You could replace the command to suspend with one that works for you in the GUI. The command I provided, the default for "Sleep" works for kernel 5.4.0-52.
Thanks for the reply. As root, I tried echo -n mem >/sys/power/state Sometimes, it worked and sometimes it did not. It was unpredictable.
By the way, here are details on the problematic kernel:
$ uname -a Linux antix1-laptop 4.9.240-antix.1-486-smp #1 SMP Mon Oct 19 06:12:43 EDT 2020 i686 GNU/Linux
I replaced the suspend command with "sudo pm-suspend" in autopoweroff. It appears to work! I am using the latest version of autopoweroff - version 3.2.1
So it looks like the 4.9.240 kernel may be the problem. It does not like "echo -n mem >/sys/power/state" on this old 32-bit laptop.
P.S. I see you intend to move to systemd. I hope that means that you will not abandon init.d support.
Glade you found the source of the problem. As for init.d... for now, I notice that systemd takes care of old init.d configurations, so I will leave it as is (I have more important stuff to work on).
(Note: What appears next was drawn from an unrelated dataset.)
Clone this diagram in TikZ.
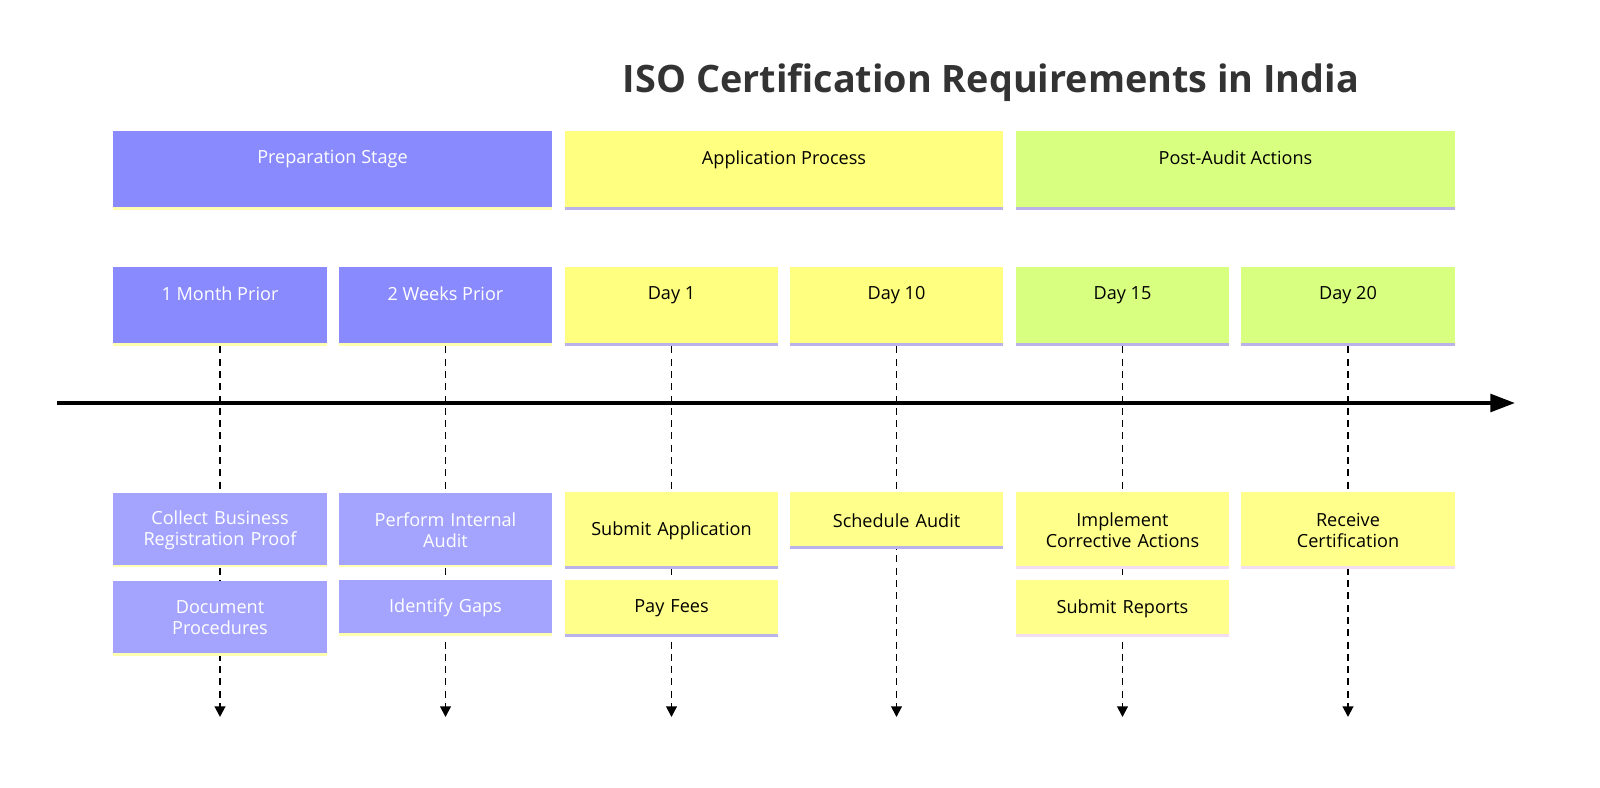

I could always offer both system; no need to delete init.d stuff, now that I know someone wants to still make use of it. :)
I am running antiX Linux 19.3 (which is based on Debian Buster) on a 32-bit laptop.
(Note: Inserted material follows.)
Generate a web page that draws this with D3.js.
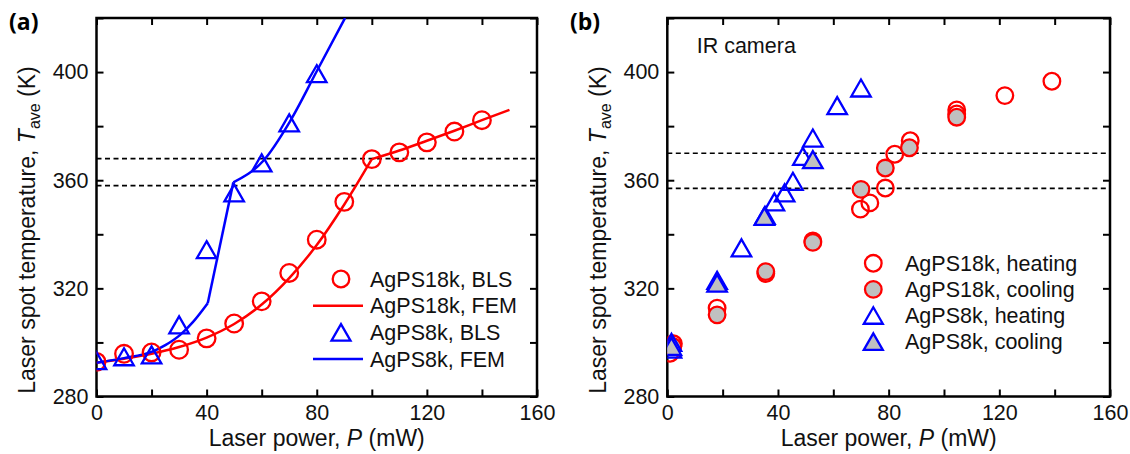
<!DOCTYPE html>
<html>
<head>
<meta charset="utf-8">
<script src="https://cdn.jsdelivr.net/npm/d3@7/dist/d3.min.js"></script>
<style>
  body { margin: 0; background: #fff; }
  svg { display: block; font-family: "Liberation Sans", Arial, sans-serif; }
</style>
</head>
<body>
<svg id="app" width="1130" height="454"></svg>
<script>
`use strict`;

// axes
const xTicks = [0, 20, 40, 60, 80, 100, 120, 140, 160];
const yTicks = [280, 300, 320, 340, 360, 380, 400, 420];

// (a) BLS + FEM
const blsPower18k = [0, 10, 20, 30, 40, 50, 60, 70, 80, 90, 100, 110, 120, 130, 140];
const blsTemp18k  = [292.8, 295.8, 296.3, 297.3, 301.5, 307, 315.2, 325.7, 338, 352, 367.8, 370.3, 374, 378, 382.2];
const blsPower8k  = [0, 10, 20, 30, 40, 50, 60, 70, 80];
const blsTemp8k   = [293.3, 294.7, 295.4, 306.5, 334.3, 355.3, 366.4, 381.2, 399.4];
const femPower18k = [0, 10, 20, 30, 40, 50, 60, 70, 80, 90, 100, 110, 120, 130, 140, 150];
const femTemp18k  = [292.5, 294, 295.8, 298.3, 301.8, 306.8, 314, 323.8, 336, 351, 367.8, 371, 374.6, 378.3, 382.2, 386];
const femKinks18k = [10];               // index of the slope break
const femPower8k  = [0, 10, 20, 25, 30.4, 35, 40.4, 49.7, 60.6, 70.3, 80, 90.3];
const femTemp8k   = [292.5, 294.2, 296.5, 299, 302.8, 307.5, 314.5, 359.2, 367.2, 381.8, 400.3, 420];
const femKinks8k  = [6, 7];
const dashA = [358, 368];

// (b) IR camera
const heatPower18k = [1, 2.2, 18, 35.6, 52.6, 69.8, 73.2, 78.8, 82.2, 87.8, 104.6, 104.6, 122, 139];
const heatTemp18k  = [296, 299.5, 312.7, 325.5, 337.5, 349.3, 351.6, 357.1, 369.6, 374.6, 386, 384.5, 391.3, 396.6];
const coolPower18k = [2, 18, 35.6, 52.6, 70, 78.8, 87.5, 104.6];
const coolTemp18k  = [298.5, 310.2, 326.2, 337, 356.6, 364.5, 372, 383.3];
const heatPower8k  = [1.5, 1.5, 18, 26.8, 35.3, 38.7, 42.4, 45.4, 49, 52.6, 61.4, 70];
const heatTemp8k   = [297.5, 300, 323, 335, 347, 352, 355.3, 359.6, 368.8, 375.6, 387.6, 394.1];
const coolPower8k  = [1.5, 18, 35.1, 52.6];
const coolTemp8k   = [298.5, 321.9, 346.6, 367.6];
const dashB = [357, 370];

const legendA = [`AgPS18k, BLS`, `AgPS18k, FEM`, `AgPS8k, BLS`, `AgPS8k, FEM`];
const legendB = [`AgPS18k, heating`, `AgPS18k, cooling`, `AgPS8k, heating`, `AgPS8k, cooling`];

const RED = `#ff0000`, BLUE = `#0000ff`, GREY = `#c0c0c0`;

const svg = d3.select(`#app`);

const zip = (A, B) => A.map((a, i) => [a, B[i]]);

// split a polyline at kink indices (kink points are shared by both sides)
const split = (D, K) => {
  const cuts = [0, ...K, D.length - 1];
  return cuts.slice(1).map((c, i) => D.slice(cuts[i], c + 1));
};

const tri = (w, h) => `M0,${-h / 2}L${w / 2},${h / 2}L${-w / 2},${h / 2}Z`;

function panel (Arg) {

  const x = d3.scaleLinear().domain([0, 160]).range([Arg.left, Arg.right]);
  const y = d3.scaleLinear().domain([280, 420]).range([396.5, 18]);

  const g = svg.append(`g`);

  g.append(`clipPath`).attr(`id`, `clip-` + Arg.id)
    .append(`rect`).attr(`x`, x(0)).attr(`y`, y(420)).attr(`width`, x(160) - x(0)).attr(`height`, y(280) - y(420));

  const lab = (d, step) => d % step === 0 ? d : ``;

  const axes = [
    [d3.axisBottom(x).tickValues(xTicks).tickFormat(d => lab(d, 40)), `translate(0,${y(280)})`],
    [d3.axisTop(x).tickValues(xTicks).tickFormat(``), `translate(0,${y(420)})`],
    [d3.axisLeft(y).tickValues(yTicks).tickFormat(d => lab(d - 280, 40) === `` ? `` : d), `translate(${x(0)},0)`],
    [d3.axisRight(y).tickValues(yTicks).tickFormat(``), `translate(${x(160)},0)`]
  ];

  axes.forEach(A => {
    const ax = g.append(`g`).attr(`transform`, A[1])
      .call(A[0].tickSizeInner(-7).tickSizeOuter(0).tickPadding(8));
    ax.select(`.domain`).remove();
    ax.selectAll(`line`).attr(`stroke`, `#000`).attr(`stroke-width`, 2);
    ax.selectAll(`text`).attr(`font-size`, `21.5px`).attr(`fill`, `#111`).attr(`font-family`, null);
  });

  g.append(`rect`)
    .attr(`x`, x(0)).attr(`y`, y(420)).attr(`width`, x(160) - x(0)).attr(`height`, y(280) - y(420))
    .attr(`fill`, `none`).attr(`stroke`, `#000`).attr(`stroke-width`, 2.5);

  g.selectAll(`.dash`).data(Arg.dash).enter().append(`line`)
    .attr(`x1`, x(0)).attr(`x2`, x(160)).attr(`y1`, d => y(d)).attr(`y2`, d => y(d))
    .attr(`stroke`, `#000`).attr(`stroke-width`, 1.6).attr(`stroke-dasharray`, `5,3.5`);

  const plot = g.append(`g`).attr(`clip-path`, `url(#clip-${Arg.id})`);

  const line = d3.line().x(d => x(d[0])).y(d => y(d[1])).curve(d3.curveMonotoneX);

  (Arg.lines || []).forEach(L => {
    split(L.data, L.kinks).forEach(seg => {
      plot.append(`path`).datum(seg).attr(`d`, line)
        .attr(`fill`, `none`).attr(`stroke`, L.color).attr(`stroke-width`, 2.5).attr(`stroke-linejoin`, `round`);
    });
  });

  Arg.marks.forEach(M => {
    const sel = plot.selectAll(null).data(M.data).enter();
    if (M.shape === `circle`) {
      sel.append(`circle`).attr(`cx`, d => x(d[0])).attr(`cy`, d => y(d[1])).attr(`r`, M.r)
        .attr(`fill`, M.fill).attr(`stroke`, M.color).attr(`stroke-width`, 2.3);
    } else {
      sel.append(`path`).attr(`d`, tri(M.w, M.h)).attr(`transform`, d => `translate(${x(d[0])},${y(d[1])})`)
        .attr(`fill`, M.fill).attr(`stroke`, M.color).attr(`stroke-width`, 2.3).attr(`stroke-linejoin`, `miter`);
    }
  });

  // legend
  const lg = g.append(`g`);
  Arg.legend.forEach((item, i) => {
    const cy = Arg.legY + i * Arg.legStep;
    if (item.kind === `line`) {
      lg.append(`line`).attr(`x1`, Arg.legX - 28).attr(`x2`, Arg.legX + 22).attr(`y1`, cy).attr(`y2`, cy)
        .attr(`stroke`, item.color).attr(`stroke-width`, 2.5);
    } else if (item.kind === `circle`) {
      lg.append(`circle`).attr(`cx`, Arg.legX).attr(`cy`, cy).attr(`r`, 8.3)
        .attr(`fill`, item.fill).attr(`stroke`, item.color).attr(`stroke-width`, 2.3);
    } else {
      lg.append(`path`).attr(`d`, tri(19, 16.5)).attr(`transform`, `translate(${Arg.legX},${cy})`)
        .attr(`fill`, item.fill).attr(`stroke`, item.color).attr(`stroke-width`, 2.3);
    }
    lg.append(`text`).attr(`x`, Arg.legTextX).attr(`y`, cy + 7.7)
      .attr(`font-size`, `21.5px`).attr(`fill`, `#111`).text(item.label);
  });

  // axis titles
  const xt = g.append(`text`).attr(`x`, (x(0) + x(160)) / 2).attr(`y`, 446)
    .attr(`text-anchor`, `middle`).attr(`font-size`, `23px`).attr(`fill`, `#111`);
  xt.append(`tspan`).text(`Laser power, `);
  xt.append(`tspan`).attr(`font-style`, `italic`).text(`P`);
  xt.append(`tspan`).text(` (mW)`);

  const yt = g.append(`text`).attr(`transform`, `translate(${x(0) - 61.5},230) rotate(-90)`)
    .attr(`text-anchor`, `middle`).attr(`font-size`, `23px`).attr(`fill`, `#111`);
  yt.append(`tspan`).text(`Laser spot temperature, `);
  yt.append(`tspan`).attr(`font-style`, `italic`).text(`T`);
  yt.append(`tspan`).attr(`font-size`, `16px`).attr(`dy`, 5).text(`ave`);
  yt.append(`tspan`).attr(`dy`, -5).text(` (K)`);

  g.append(`text`).attr(`x`, Arg.tagX).attr(`y`, 30)
    .attr(`font-family`, `"Open Sans", "Liberation Sans", sans-serif`).attr(`font-weight`, `bold`)
    .attr(`font-size`, `23px`).attr(`fill`, `#000`).text(Arg.tag);
}

panel({
  id: `a`, tag: `(a)`, tagX: 9, left: 96.5, right: 537, dash: dashA,
  lines: [
    {data: zip(femPower18k, femTemp18k), kinks: femKinks18k, color: RED},
    {data: zip(femPower8k, femTemp8k), kinks: femKinks8k, color: BLUE}
  ],
  marks: [
    {shape: `circle`, data: zip(blsPower18k, blsTemp18k), r: 8.8, fill: `none`, color: RED},
    {shape: `tri`, data: zip(blsPower8k, blsTemp8k), w: 19.5, h: 17, fill: `none`, color: BLUE}
  ],
  legX: 341, legTextX: 370, legY: 279, legStep: 26.7,
  legend: [
    {kind: `circle`, color: RED, fill: `none`, label: legendA[0]},
    {kind: `line`, color: RED, label: legendA[1]},
    {kind: `tri`, color: BLUE, fill: `none`, label: legendA[2]},
    {kind: `line`, color: BLUE, label: legendA[3]}
  ]
});

panel({
  id: `b`, tag: `(b)`, tagX: 570, left: 667.3, right: 1110, dash: dashB,
  marks: [
    {shape: `circle`, data: zip(heatPower18k, heatTemp18k), r: 8.3, fill: `none`, color: RED},
    {shape: `circle`, data: zip(coolPower18k, coolTemp18k), r: 8.3, fill: GREY, color: RED},
    {shape: `tri`, data: zip(heatPower8k, heatTemp8k), w: 19.5, h: 17, fill: `none`, color: BLUE},
    {shape: `tri`, data: zip(coolPower8k, coolTemp8k), w: 19.5, h: 17, fill: GREY, color: BLUE}
  ],
  legX: 873.3, legTextX: 905, legY: 263.3, legStep: 26.1,
  legend: [
    {kind: `circle`, color: RED, fill: `none`, label: legendB[0]},
    {kind: `circle`, color: RED, fill: GREY, label: legendB[1]},
    {kind: `tri`, color: BLUE, fill: `none`, label: legendB[2]},
    {kind: `tri`, color: BLUE, fill: GREY, label: legendB[3]}
  ]
});

svg.append(`text`).attr(`x`, 696.7).attr(`y`, 53).attr(`font-size`, `21.5px`).attr(`fill`, `#111`).text(`IR camera`);
</script>
</body>
</html>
After upgrading my kernel from 4.9.221 to 4.9.240, autopoweroff no longer works. Even if I manually click suspend in the autopoweroff GUI, my laptop never goes into suspend or sleep. Instead, the display goes blank and the PC remains fully powered. I cannot get out of this state by pressing a key on the keyboard. I must do a hard shut-down (i.e. I must force the laptop to power down by holding the power button for 5 seconds or so).
P.S. I can open a terminal and go into suspend mode using the "sudo pm-suspend" command. So suspend does work.
If I go back to the 4.9.221 kernal, autopoweroff works as expected.